*Task description*
Quote the listing in full, exactly as given, minus any pictures.
--- BEGIN Data block ---
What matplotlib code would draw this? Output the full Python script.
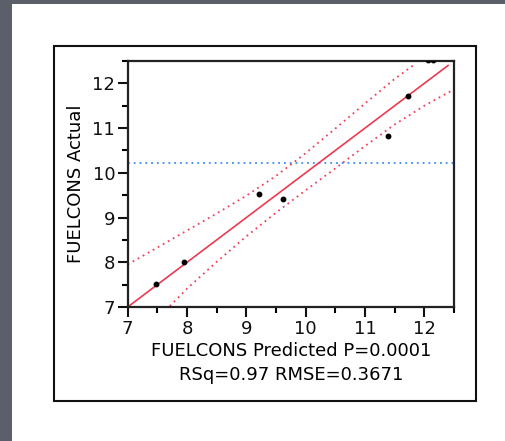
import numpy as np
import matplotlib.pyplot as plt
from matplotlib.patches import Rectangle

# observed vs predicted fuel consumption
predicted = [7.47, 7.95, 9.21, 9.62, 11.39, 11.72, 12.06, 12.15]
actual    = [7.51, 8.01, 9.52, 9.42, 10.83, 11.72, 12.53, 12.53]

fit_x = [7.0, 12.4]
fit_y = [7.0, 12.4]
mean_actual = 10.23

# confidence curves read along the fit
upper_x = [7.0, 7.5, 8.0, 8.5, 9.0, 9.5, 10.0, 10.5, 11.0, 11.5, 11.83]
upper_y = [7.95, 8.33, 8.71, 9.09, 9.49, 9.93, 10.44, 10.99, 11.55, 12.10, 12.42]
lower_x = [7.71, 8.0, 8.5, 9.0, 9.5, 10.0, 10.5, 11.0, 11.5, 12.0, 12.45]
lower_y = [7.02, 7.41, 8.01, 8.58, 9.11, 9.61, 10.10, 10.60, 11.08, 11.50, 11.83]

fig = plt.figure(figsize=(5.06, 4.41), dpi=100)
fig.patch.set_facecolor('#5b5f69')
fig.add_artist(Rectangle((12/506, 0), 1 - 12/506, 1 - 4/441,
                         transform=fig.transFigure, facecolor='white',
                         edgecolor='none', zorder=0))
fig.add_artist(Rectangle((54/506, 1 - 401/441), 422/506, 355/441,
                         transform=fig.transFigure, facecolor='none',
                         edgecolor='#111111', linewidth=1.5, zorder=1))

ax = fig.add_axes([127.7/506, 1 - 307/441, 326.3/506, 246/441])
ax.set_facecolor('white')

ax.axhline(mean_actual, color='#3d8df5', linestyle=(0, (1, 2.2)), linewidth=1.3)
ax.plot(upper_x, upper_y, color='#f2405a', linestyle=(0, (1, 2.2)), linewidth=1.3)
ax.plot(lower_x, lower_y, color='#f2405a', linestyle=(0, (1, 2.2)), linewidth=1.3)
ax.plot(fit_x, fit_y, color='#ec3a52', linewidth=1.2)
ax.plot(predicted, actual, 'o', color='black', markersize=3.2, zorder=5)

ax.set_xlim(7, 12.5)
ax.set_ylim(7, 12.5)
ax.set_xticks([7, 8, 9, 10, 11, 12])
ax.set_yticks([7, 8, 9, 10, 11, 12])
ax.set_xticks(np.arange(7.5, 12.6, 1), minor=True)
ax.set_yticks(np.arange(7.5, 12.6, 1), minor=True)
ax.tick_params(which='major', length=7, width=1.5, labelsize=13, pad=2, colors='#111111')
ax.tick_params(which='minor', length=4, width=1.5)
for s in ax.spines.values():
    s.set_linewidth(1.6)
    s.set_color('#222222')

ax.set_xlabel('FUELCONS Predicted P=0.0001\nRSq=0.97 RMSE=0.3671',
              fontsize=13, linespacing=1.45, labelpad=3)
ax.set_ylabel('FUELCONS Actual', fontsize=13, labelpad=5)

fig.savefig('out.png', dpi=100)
--- END Data block ---
*Exercise answer*
What matplotlib code would draw this? Output the full Python script.
import numpy as np
import matplotlib.pyplot as plt
from matplotlib.patches import Rectangle

# observed vs predicted fuel consumption
predicted = [7.47, 7.95, 9.21, 9.62, 11.39, 11.72, 12.06, 12.15]
actual    = [7.51, 8.01, 9.52, 9.42, 10.83, 11.72, 12.53, 12.53]

fit_x = [7.0, 12.4]
fit_y = [7.0, 12.4]
mean_actual = 10.23

# confidence curves read along the fit
upper_x = [7.0, 7.5, 8.0, 8.5, 9.0, 9.5, 10.0, 10.5, 11.0, 11.5, 11.83]
upper_y = [7.95, 8.33, 8.71, 9.09, 9.49, 9.93, 10.44, 10.99, 11.55, 12.10, 12.42]
lower_x = [7.71, 8.0, 8.5, 9.0, 9.5, 10.0, 10.5, 11.0, 11.5, 12.0, 12.45]
lower_y = [7.02, 7.41, 8.01, 8.58, 9.11, 9.61, 10.10, 10.60, 11.08, 11.50, 11.83]

fig = plt.figure(figsize=(5.06, 4.41), dpi=100)
fig.patch.set_facecolor('#5b5f69')
fig.add_artist(Rectangle((12/506, 0), 1 - 12/506, 1 - 4/441,
                         transform=fig.transFigure, facecolor='white',
                         edgecolor='none', zorder=0))
fig.add_artist(Rectangle((54/506, 1 - 401/441), 422/506, 355/441,
                         transform=fig.transFigure, facecolor='none',
                         edgecolor='#111111', linewidth=1.5, zorder=1))

ax = fig.add_axes([127.7/506, 1 - 307/441, 326.3/506, 246/441])
ax.set_facecolor('white')

ax.axhline(mean_actual, color='#3d8df5', linestyle=(0, (1, 2.2)), linewidth=1.3)
ax.plot(upper_x, upper_y, color='#f2405a', linestyle=(0, (1, 2.2)), linewidth=1.3)
ax.plot(lower_x, lower_y, color='#f2405a', linestyle=(0, (1, 2.2)), linewidth=1.3)
ax.plot(fit_x, fit_y, color='#ec3a52', linewidth=1.2)
ax.plot(predicted, actual, 'o', color='black', markersize=3.2, zorder=5)

ax.set_xlim(7, 12.5)
ax.set_ylim(7, 12.5)
ax.set_xticks([7, 8, 9, 10, 11, 12])
ax.set_yticks([7, 8, 9, 10, 11, 12])
ax.set_xticks(np.arange(7.5, 12.6, 1), minor=True)
ax.set_yticks(np.arange(7.5, 12.6, 1), minor=True)
ax.tick_params(which='major', length=7, width=1.5, labelsize=13, pad=2, colors='#111111')
ax.tick_params(which='minor', length=4, width=1.5)
for s in ax.spines.values():
    s.set_linewidth(1.6)
    s.set_color('#222222')

ax.set_xlabel('FUELCONS Predicted P=0.0001\nRSq=0.97 RMSE=0.3671',
              fontsize=13, linespacing=1.45, labelpad=3)
ax.set_ylabel('FUELCONS Actual', fontsize=13, labelpad=5)

fig.savefig('out.png', dpi=100)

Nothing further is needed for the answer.